• **WORK TO BE COMPLETED**
Images should be left out, and everything else in the listing reproduced exactly.
** start INFORMATION PROVIDED **
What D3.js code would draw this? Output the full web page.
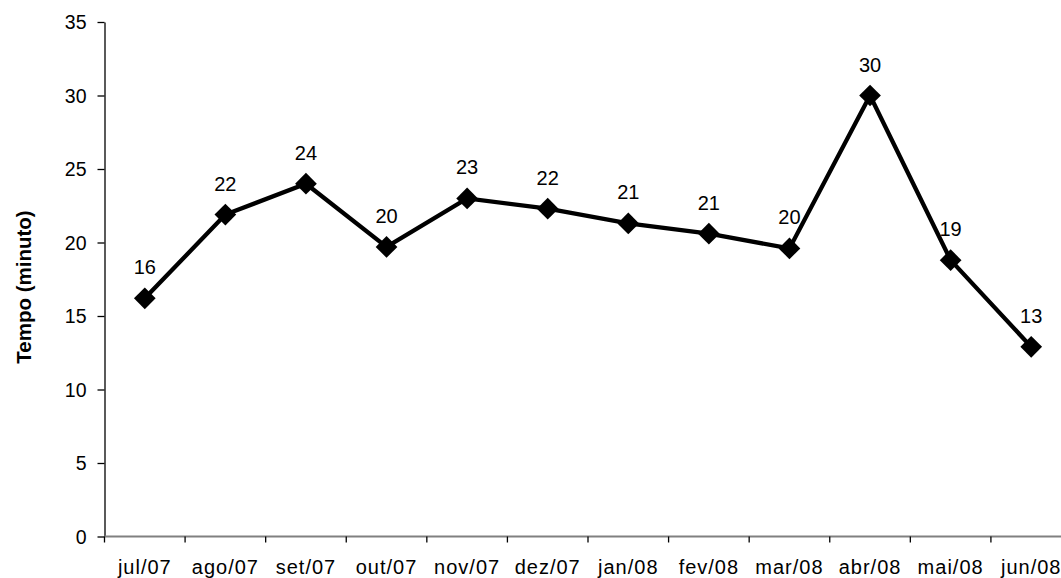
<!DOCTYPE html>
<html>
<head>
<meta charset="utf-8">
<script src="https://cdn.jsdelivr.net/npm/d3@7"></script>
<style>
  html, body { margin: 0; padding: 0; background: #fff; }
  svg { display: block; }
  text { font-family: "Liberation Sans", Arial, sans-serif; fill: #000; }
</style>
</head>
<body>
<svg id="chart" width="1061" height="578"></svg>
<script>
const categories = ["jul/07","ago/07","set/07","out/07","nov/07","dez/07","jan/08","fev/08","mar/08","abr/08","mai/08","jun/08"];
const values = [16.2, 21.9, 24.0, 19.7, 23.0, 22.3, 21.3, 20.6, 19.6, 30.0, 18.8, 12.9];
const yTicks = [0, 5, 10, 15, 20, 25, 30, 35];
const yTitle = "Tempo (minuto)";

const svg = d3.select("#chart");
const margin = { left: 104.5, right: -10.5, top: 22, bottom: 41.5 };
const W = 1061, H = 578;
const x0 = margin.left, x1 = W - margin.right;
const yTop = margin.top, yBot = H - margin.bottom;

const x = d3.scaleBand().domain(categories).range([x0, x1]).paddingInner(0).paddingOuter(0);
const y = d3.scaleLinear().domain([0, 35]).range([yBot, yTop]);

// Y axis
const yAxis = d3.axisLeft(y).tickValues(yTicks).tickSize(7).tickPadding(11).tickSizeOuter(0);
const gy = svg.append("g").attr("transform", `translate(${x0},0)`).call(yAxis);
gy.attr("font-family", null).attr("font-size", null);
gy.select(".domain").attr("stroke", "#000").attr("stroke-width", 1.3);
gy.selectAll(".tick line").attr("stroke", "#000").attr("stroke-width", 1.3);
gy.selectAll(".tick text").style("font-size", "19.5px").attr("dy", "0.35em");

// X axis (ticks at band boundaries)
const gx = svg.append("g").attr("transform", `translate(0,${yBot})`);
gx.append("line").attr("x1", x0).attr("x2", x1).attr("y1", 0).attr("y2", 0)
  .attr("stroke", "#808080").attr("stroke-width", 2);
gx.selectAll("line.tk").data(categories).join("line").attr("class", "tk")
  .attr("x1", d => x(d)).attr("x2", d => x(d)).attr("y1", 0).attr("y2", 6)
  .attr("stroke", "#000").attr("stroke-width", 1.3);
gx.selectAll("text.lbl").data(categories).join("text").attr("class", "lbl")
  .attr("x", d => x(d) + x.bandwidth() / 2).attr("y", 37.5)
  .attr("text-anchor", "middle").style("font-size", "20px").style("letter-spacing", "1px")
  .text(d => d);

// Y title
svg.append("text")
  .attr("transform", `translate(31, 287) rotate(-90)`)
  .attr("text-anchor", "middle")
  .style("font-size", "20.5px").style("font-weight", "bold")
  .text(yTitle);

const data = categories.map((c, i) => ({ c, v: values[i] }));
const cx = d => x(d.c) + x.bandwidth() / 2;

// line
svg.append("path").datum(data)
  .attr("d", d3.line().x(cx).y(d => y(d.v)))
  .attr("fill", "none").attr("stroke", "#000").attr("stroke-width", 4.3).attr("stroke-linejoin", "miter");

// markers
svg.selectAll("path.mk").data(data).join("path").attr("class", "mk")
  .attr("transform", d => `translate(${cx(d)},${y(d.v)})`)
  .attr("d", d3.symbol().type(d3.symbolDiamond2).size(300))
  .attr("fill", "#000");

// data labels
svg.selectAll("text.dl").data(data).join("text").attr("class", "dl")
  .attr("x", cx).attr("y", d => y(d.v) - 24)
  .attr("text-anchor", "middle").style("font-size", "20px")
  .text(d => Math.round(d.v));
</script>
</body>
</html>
** end INFORMATION PROVIDED **
• **ANSWER TO THIS EXERCISE**
What D3.js code would draw this? Output the full web page.
<!DOCTYPE html>
<html>
<head>
<meta charset="utf-8">
<script src="https://cdn.jsdelivr.net/npm/d3@7"></script>
<style>
  html, body { margin: 0; padding: 0; background: #fff; }
  svg { display: block; }
  text { font-family: "Liberation Sans", Arial, sans-serif; fill: #000; }
</style>
</head>
<body>
<svg id="chart" width="1061" height="578"></svg>
<script>
const categories = ["jul/07","ago/07","set/07","out/07","nov/07","dez/07","jan/08","fev/08","mar/08","abr/08","mai/08","jun/08"];
const values = [16.2, 21.9, 24.0, 19.7, 23.0, 22.3, 21.3, 20.6, 19.6, 30.0, 18.8, 12.9];
const yTicks = [0, 5, 10, 15, 20, 25, 30, 35];
const yTitle = "Tempo (minuto)";

const svg = d3.select("#chart");
const margin = { left: 104.5, right: -10.5, top: 22, bottom: 41.5 };
const W = 1061, H = 578;
const x0 = margin.left, x1 = W - margin.right;
const yTop = margin.top, yBot = H - margin.bottom;

const x = d3.scaleBand().domain(categories).range([x0, x1]).paddingInner(0).paddingOuter(0);
const y = d3.scaleLinear().domain([0, 35]).range([yBot, yTop]);

// Y axis
const yAxis = d3.axisLeft(y).tickValues(yTicks).tickSize(7).tickPadding(11).tickSizeOuter(0);
const gy = svg.append("g").attr("transform", `translate(${x0},0)`).call(yAxis);
gy.attr("font-family", null).attr("font-size", null);
gy.select(".domain").attr("stroke", "#000").attr("stroke-width", 1.3);
gy.selectAll(".tick line").attr("stroke", "#000").attr("stroke-width", 1.3);
gy.selectAll(".tick text").style("font-size", "19.5px").attr("dy", "0.35em");

// X axis (ticks at band boundaries)
const gx = svg.append("g").attr("transform", `translate(0,${yBot})`);
gx.append("line").attr("x1", x0).attr("x2", x1).attr("y1", 0).attr("y2", 0)
  .attr("stroke", "#808080").attr("stroke-width", 2);
gx.selectAll("line.tk").data(categories).join("line").attr("class", "tk")
  .attr("x1", d => x(d)).attr("x2", d => x(d)).attr("y1", 0).attr("y2", 6)
  .attr("stroke", "#000").attr("stroke-width", 1.3);
gx.selectAll("text.lbl").data(categories).join("text").attr("class", "lbl")
  .attr("x", d => x(d) + x.bandwidth() / 2).attr("y", 37.5)
  .attr("text-anchor", "middle").style("font-size", "20px").style("letter-spacing", "1px")
  .text(d => d);

// Y title
svg.append("text")
  .attr("transform", `translate(31, 287) rotate(-90)`)
  .attr("text-anchor", "middle")
  .style("font-size", "20.5px").style("font-weight", "bold")
  .text(yTitle);

const data = categories.map((c, i) => ({ c, v: values[i] }));
const cx = d => x(d.c) + x.bandwidth() / 2;

// line
svg.append("path").datum(data)
  .attr("d", d3.line().x(cx).y(d => y(d.v)))
  .attr("fill", "none").attr("stroke", "#000").attr("stroke-width", 4.3).attr("stroke-linejoin", "miter");

// markers
svg.selectAll("path.mk").data(data).join("path").attr("class", "mk")
  .attr("transform", d => `translate(${cx(d)},${y(d.v)})`)
  .attr("d", d3.symbol().type(d3.symbolDiamond2).size(300))
  .attr("fill", "#000");

// data labels
svg.selectAll("text.dl").data(data).join("text").attr("class", "dl")
  .attr("x", cx).attr("y", d => y(d.v) - 24)
  .attr("text-anchor", "middle").style("font-size", "20px")
  .text(d => Math.round(d.v));
</script>
</body>
</html>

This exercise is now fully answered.